Als we later op de avond langs de plaatselijke bakker lopen, zit de bakker aangedaan voor zijn winkel met nog twee mannen op de stoep voor zijn winkel. Hij is zo boos dat hij met een blik eten gooit. Hij is geëmotioneerd door iets of iemand. Maar zodra wij dichterbij komen verbergt hij zijn boosheid. We voelen duidelijk de spanning, maar ook hier willen ze ons daar niet mee belasten.
1+1 gratis
Veel mensen zijn hier bezig met hun eigen problemen en zijn echt aan het overleven. Ze zitten niet te wachten op ons, de goedbedoelende Hollanders die van alles proberen op te lossen voor de ander. Ook al bevinden we ons in een ander werelddeel, met hun specifieke situaties, ook al denken wij dat we een helpende hand kunnen bieden – hoe arrogant bedacht misschien ook – toch moeten we iedereen in hun waarde laten.

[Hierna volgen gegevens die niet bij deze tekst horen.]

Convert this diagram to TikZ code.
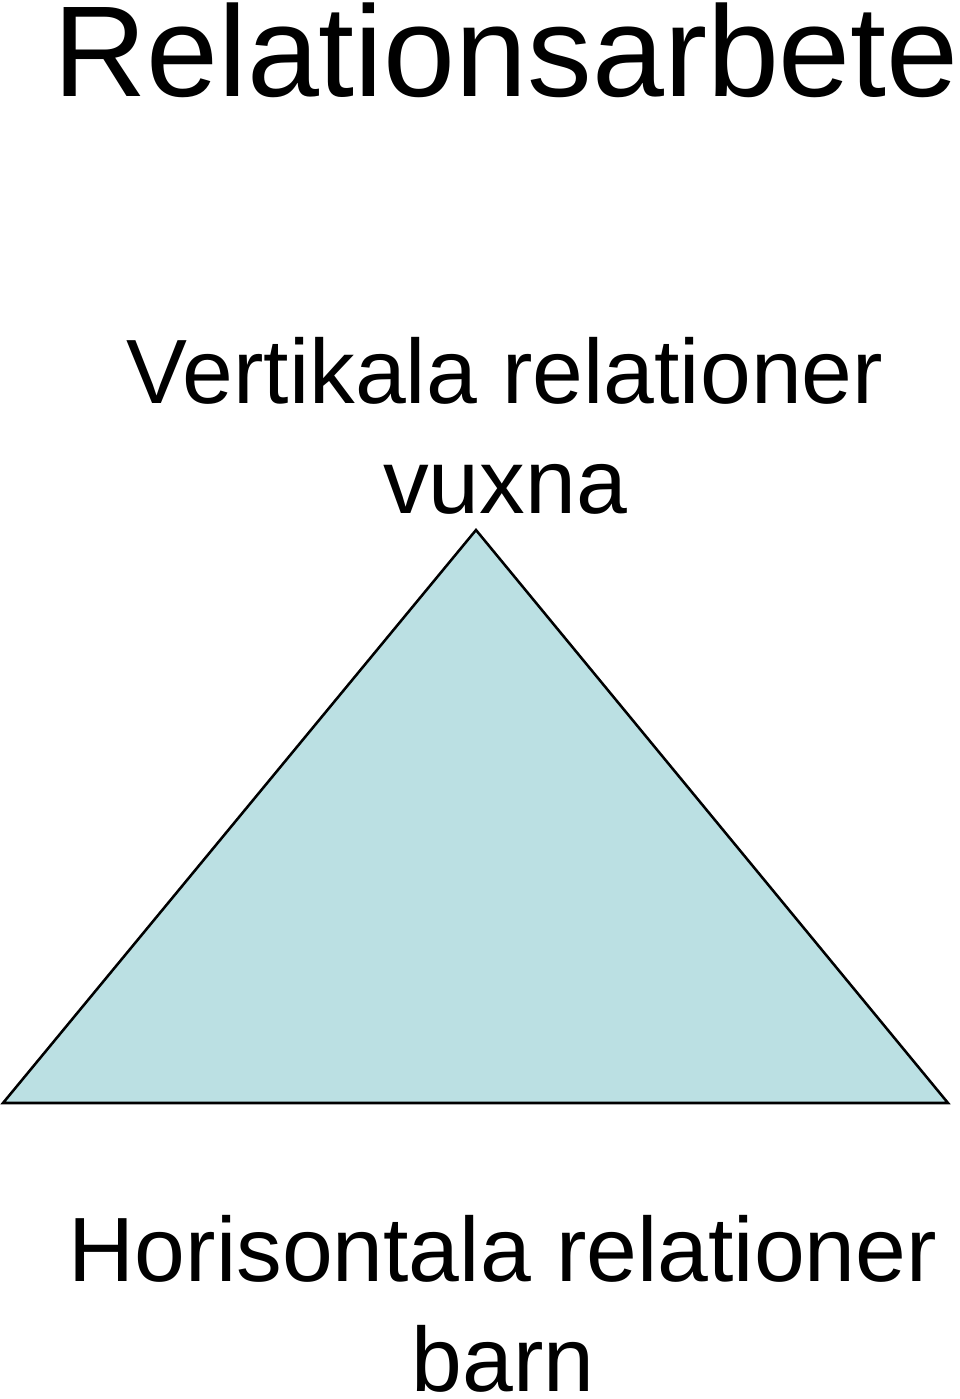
\documentclass[tikz,border=0pt]{standalone}
\usepackage{fontspec}
\setmainfont{Liberation Sans}
\definecolor{trifill}{HTML}{BBE0E3}
\tikzset{
  label text/.style={inner sep=0pt, anchor=base, align=center,
    font=\fontsize{68.5}{82}\selectfont},
  title text/.style={inner sep=0pt, anchor=base,
    font=\fontsize{97}{110}\selectfont}
}
\begin{document}
\begin{tikzpicture}[x=0.75pt,y=-0.75pt]
      \useasboundingbox (0,0) rectangle (960,1399);
      \coordinate (apex) at (476,530);
      \coordinate (left) at (3,1103);
      \coordinate (right) at (948,1103);
      \filldraw[fill=trifill, draw=black, line width=1.9pt, line join=miter]
        (apex) -- (left) -- (right) -- cycle;
      \draw
        (506,96) node[title text] (title){Relationsarbete}
        (505,513) node[label text] (vert){Vertikala relationer\\vuxna}
        (503,1391) node[label text] (hori){Horisontala relationer\\barn};
    \end{tikzpicture}
\end{document}
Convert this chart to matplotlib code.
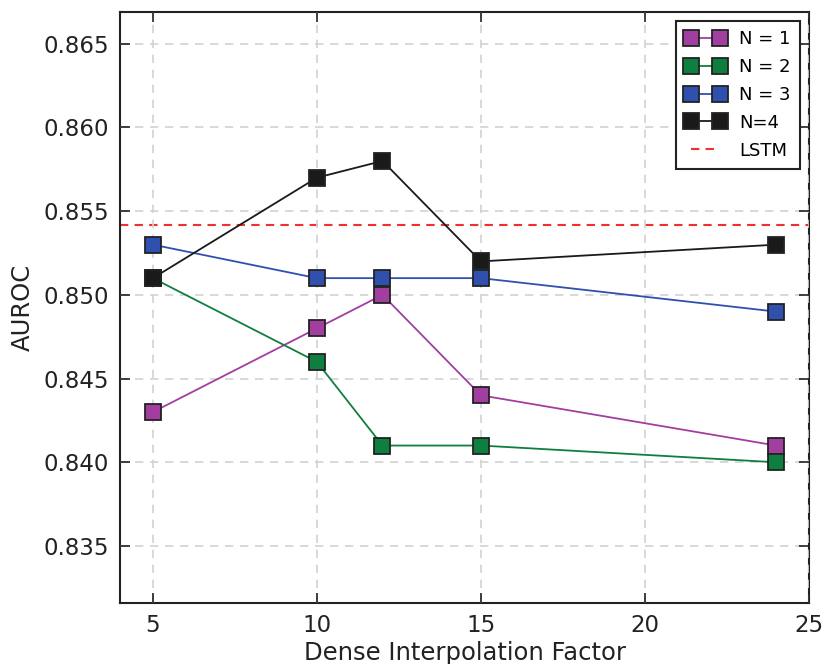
import matplotlib.pyplot as plt

# Daten
fatores = [5, 10, 12, 15, 24]
auroc_n1 = [0.843, 0.848, 0.850, 0.844, 0.841]
auroc_n2 = [0.851, 0.846, 0.841, 0.841, 0.840]
auroc_n3 = [0.853, 0.851, 0.851, 0.851, 0.849]
auroc_n4 = [0.851, 0.857, 0.858, 0.852, 0.853]
auroc_lstm = 0.8542
rotulos = ["N = 1", "N = 2", "N = 3", "N=4"]
cores = ["#a23ea0", "#0f7f3f", "#3050b0", "#1a1a1a"]

fig = plt.figure(figsize=(8.28, 6.64), dpi=100)
ax = fig.add_axes([0.145, 0.092, 0.832, 0.89])

for serie, cor, rot in zip([auroc_n1, auroc_n2, auroc_n3, auroc_n4], cores, rotulos):
    ax.plot(fatores, serie, color=cor, lw=1.3, marker='s', markersize=12,
            markerfacecolor=cor, markeredgecolor='#222222', markeredgewidth=1.3,
            label=rot, zorder=3)

ax.axhline(auroc_lstm, color='#f03030', ls=(0, (4, 3)), lw=1.5, label='LSTM', zorder=2)

ax.set_xlim(4, 25)
ax.set_ylim(0.8316, 0.8669)
ax.set_xticks([5, 10, 15, 20, 25])
ax.set_yticks([0.835, 0.840, 0.845, 0.850, 0.855, 0.860, 0.865])
ax.set_yticklabels([f"{v:.3f}" for v in ax.get_yticks()])

ax.grid(True, color='#d2d2d2', ls=(0, (5, 4)), lw=1.2, zorder=4)
ax.set_axisbelow(False)
ax.tick_params(direction='in', length=7, width=1.2, labelsize=16.5, colors='#222222',
               top=True, right=True, pad=8)
for s in ax.spines.values():
    s.set_linewidth(1.5)
    s.set_color('#222222')

ax.set_xlabel("Dense Interpolation Factor", fontsize=17.5, color='#222222', labelpad=3)
ax.set_ylabel("AUROC", fontsize=17.5, color='#222222', labelpad=6)

leg = ax.legend(loc='upper right', numpoints=2, fontsize=13, fancybox=False,
                edgecolor='#222222', framealpha=1, handlelength=2.2,
                borderaxespad=0.5, labelspacing=0.55, borderpad=0.5)
leg.get_frame().set_linewidth(1.5)

fig.savefig("out.png", dpi=100)
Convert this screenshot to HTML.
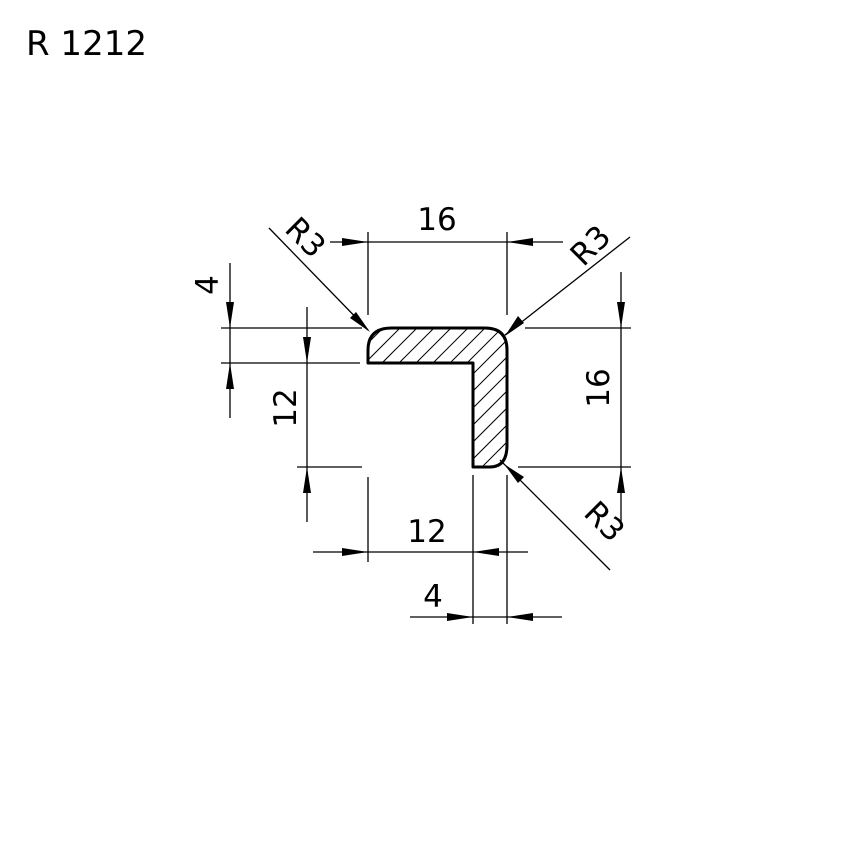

Als zij dat willen, hun problemen zelf laten oplossen. Als ze maar weten dat we er voor ze zijn. En zij voor ons.
Nu is het juni en het is heerlijk om weer in Nederland te zijn. De aankondigingen rond de pride-maand en de aanbiedingen in de winkels van 1+1 gratis, vliegen om mijn oren. Maar mijn gedachten zijn bij mijn vrienden en mensen die in armoede leven in Tunesië. Waar ze zich niet vrij kunnen voelen zoals hierin in Nederland. De vraag die bij mij blijft hangen is hoe we deze problemen toch kunnen oplossen? Weet jij het?